### INSTRUCTIONS FOR THE TASK
Word for word, print each line of the listing below; pictures stay out.

### RAW DATA
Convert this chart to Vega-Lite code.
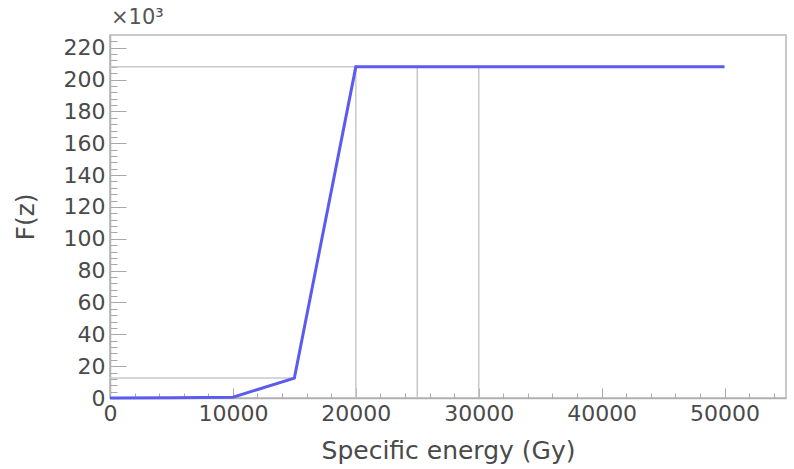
{
  "$schema": "https://vega.github.io/schema/vega-lite/v6.json",
  "width": 676,
  "height": 363,
  "autosize": {"type": "none"},
  "padding": {"left": 110, "top": 35, "right": 8, "bottom": 71},
  "background": "white",
  "title": {"text": "×10³", "anchor": "start", "frame": "group", "font": "DejaVu Sans", "fontSize": 21, "fontWeight": "normal", "color": "#555555", "offset": 2, "dx": 1},
  "config": {
    "view": {"stroke": "#b8b8b8", "strokeWidth": 1.5},
    "axis": {"grid": false, "domainColor": "#b0b0b0", "domainWidth": 1.5, "tickColor": "#a8a8a8", "tickWidth": 1, "labelFont": "DejaVu Sans", "labelFontSize": 22, "labelColor": "#4a4a4a", "titleFont": "DejaVu Sans", "titleFontSize": 25, "titleFontWeight": "normal", "titleColor": "#4a4a4a"}
  },
  "datasets": {
    "curve": [
      {"z": 0, "F": 0},
      {"z": 5000, "F": 200},
      {"z": 10000, "F": 500},
      {"z": 15000, "F": 12500},
      {"z": 20000, "F": 208000},
      {"z": 25000, "F": 208000},
      {"z": 30000, "F": 208000},
      {"z": 35000, "F": 208000},
      {"z": 40000, "F": 208000},
      {"z": 45000, "F": 208000},
      {"z": 50000, "F": 208000}
    ],
    "hlines": [
      {"z": 0, "z2": 20000, "F": 208000},
      {"z": 0, "z2": 15000, "F": 12500}
    ],
    "vlines": [
      {"z": 20000, "F": 0, "F2": 208000},
      {"z": 25000, "F": 0, "F2": 208000},
      {"z": 30000, "F": 0, "F2": 208000}
    ]
  },
  "layer": [
    {
      "data": {"name": "hlines"},
      "mark": {"type": "rule", "color": "#c8c8c8", "strokeWidth": 1.5},
      "encoding": {
        "x": {"field": "z", "type": "quantitative"},
        "x2": {"field": "z2"},
        "y": {"field": "F", "type": "quantitative"}
      }
    },
    {
      "data": {"name": "vlines"},
      "mark": {"type": "rule", "color": "#c8c8c8", "strokeWidth": 1.5},
      "encoding": {
        "x": {"field": "z", "type": "quantitative"},
        "y": {"field": "F", "type": "quantitative"},
        "y2": {"field": "F2"}
      }
    },
    {
      "data": {"name": "curve"},
      "mark": {"type": "line", "color": "#5b5bee", "strokeWidth": 3, "strokeJoin": "miter"},
      "encoding": {
        "x": {
          "field": "z", "type": "quantitative",
          "scale": {"domain": [0, 55000], "nice": false, "zero": false},
          "title": "Specific energy (Gy)",
          "axis": {
            "values": [0,2000,4000,6000,8000,10000,12000,14000,16000,18000,20000,22000,24000,26000,28000,30000,32000,34000,36000,38000,40000,42000,44000,46000,48000,50000,52000,54000],
            "tickCount": 200,
            "format": "d",
            "labelExpr": "datum.value % 10000 === 0 ? datum.label : ''",
            "tickSize": {"condition": {"test": "datum.value % 10000 === 0", "value": -10}, "value": -5},
            "labelPadding": 15,
            "labelOverlap": false,
            "labelFlush": false,
            "titlePadding": 9
          }
        },
        "y": {
          "field": "F", "type": "quantitative",
          "scale": {"domain": [0, 228000], "nice": false, "zero": false},
          "title": "F(z)",
          "axis": {
            "values": [0,4000,8000,12000,16000,20000,24000,28000,32000,36000,40000,44000,48000,52000,56000,60000,64000,68000,72000,76000,80000,84000,88000,92000,96000,100000,104000,108000,112000,116000,120000,124000,128000,132000,136000,140000,144000,148000,152000,156000,160000,164000,168000,172000,176000,180000,184000,188000,192000,196000,200000,204000,208000,212000,216000,220000,224000],
            "tickCount": 200,
            "labelExpr": "datum.value % 20000 === 0 ? format(datum.value / 1000, 'd') : ''",
            "tickSize": {"condition": {"test": "datum.value % 20000 === 0", "value": -16}, "value": -7},
            "labelPadding": 21,
            "labelOverlap": false,
            "labelFlush": false,
            "titlePadding": 25
          }
        }
      }
    }
  ]
}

### WRITTEN RESPONSE
Convert this chart to Vega-Lite code.
{
  "$schema": "https://vega.github.io/schema/vega-lite/v6.json",
  "width": 676,
  "height": 363,
  "autosize": {"type": "none"},
  "padding": {"left": 110, "top": 35, "right": 8, "bottom": 71},
  "background": "white",
  "title": {"text": "×10³", "anchor": "start", "frame": "group", "font": "DejaVu Sans", "fontSize": 21, "fontWeight": "normal", "color": "#555555", "offset": 2, "dx": 1},
  "config": {
    "view": {"stroke": "#b8b8b8", "strokeWidth": 1.5},
    "axis": {"grid": false, "domainColor": "#b0b0b0", "domainWidth": 1.5, "tickColor": "#a8a8a8", "tickWidth": 1, "labelFont": "DejaVu Sans", "labelFontSize": 22, "labelColor": "#4a4a4a", "titleFont": "DejaVu Sans", "titleFontSize": 25, "titleFontWeight": "normal", "titleColor": "#4a4a4a"}
  },
  "datasets": {
    "curve": [
      {"z": 0, "F": 0},
      {"z": 5000, "F": 200},
      {"z": 10000, "F": 500},
      {"z": 15000, "F": 12500},
      {"z": 20000, "F": 208000},
      {"z": 25000, "F": 208000},
      {"z": 30000, "F": 208000},
      {"z": 35000, "F": 208000},
      {"z": 40000, "F": 208000},
      {"z": 45000, "F": 208000},
      {"z": 50000, "F": 208000}
    ],
    "hlines": [
      {"z": 0, "z2": 20000, "F": 208000},
      {"z": 0, "z2": 15000, "F": 12500}
    ],
    "vlines": [
      {"z": 20000, "F": 0, "F2": 208000},
      {"z": 25000, "F": 0, "F2": 208000},
      {"z": 30000, "F": 0, "F2": 208000}
    ]
  },
  "layer": [
    {
      "data": {"name": "hlines"},
      "mark": {"type": "rule", "color": "#c8c8c8", "strokeWidth": 1.5},
      "encoding": {
        "x": {"field": "z", "type": "quantitative"},
        "x2": {"field": "z2"},
        "y": {"field": "F", "type": "quantitative"}
      }
    },
    {
      "data": {"name": "vlines"},
      "mark": {"type": "rule", "color": "#c8c8c8", "strokeWidth": 1.5},
      "encoding": {
        "x": {"field": "z", "type": "quantitative"},
        "y": {"field": "F", "type": "quantitative"},
        "y2": {"field": "F2"}
      }
    },
    {
      "data": {"name": "curve"},
      "mark": {"type": "line", "color": "#5b5bee", "strokeWidth": 3, "strokeJoin": "miter"},
      "encoding": {
        "x": {
          "field": "z", "type": "quantitative",
          "scale": {"domain": [0, 55000], "nice": false, "zero": false},
          "title": "Specific energy (Gy)",
          "axis": {
            "values": [0,2000,4000,6000,8000,10000,12000,14000,16000,18000,20000,22000,24000,26000,28000,30000,32000,34000,36000,38000,40000,42000,44000,46000,48000,50000,52000,54000],
            "tickCount": 200,
            "format": "d",
            "labelExpr": "datum.value % 10000 === 0 ? datum.label : ''",
            "tickSize": {"condition": {"test": "datum.value % 10000 === 0", "value": -10}, "value": -5},
            "labelPadding": 15,
            "labelOverlap": false,
            "labelFlush": false,
            "titlePadding": 9
          }
        },
        "y": {
          "field": "F", "type": "quantitative",
          "scale": {"domain": [0, 228000], "nice": false, "zero": false},
          "title": "F(z)",
          "axis": {
            "values": [0,4000,8000,12000,16000,20000,24000,28000,32000,36000,40000,44000,48000,52000,56000,60000,64000,68000,72000,76000,80000,84000,88000,92000,96000,100000,104000,108000,112000,116000,120000,124000,128000,132000,136000,140000,144000,148000,152000,156000,160000,164000,168000,172000,176000,180000,184000,188000,192000,196000,200000,204000,208000,212000,216000,220000,224000],
            "tickCount": 200,
            "labelExpr": "datum.value % 20000 === 0 ? format(datum.value / 1000, 'd') : ''",
            "tickSize": {"condition": {"test": "datum.value % 20000 === 0", "value": -16}, "value": -7},
            "labelPadding": 21,
            "labelOverlap": false,
            "labelFlush": false,
            "titlePadding": 25
          }
        }
      }
    }
  ]
}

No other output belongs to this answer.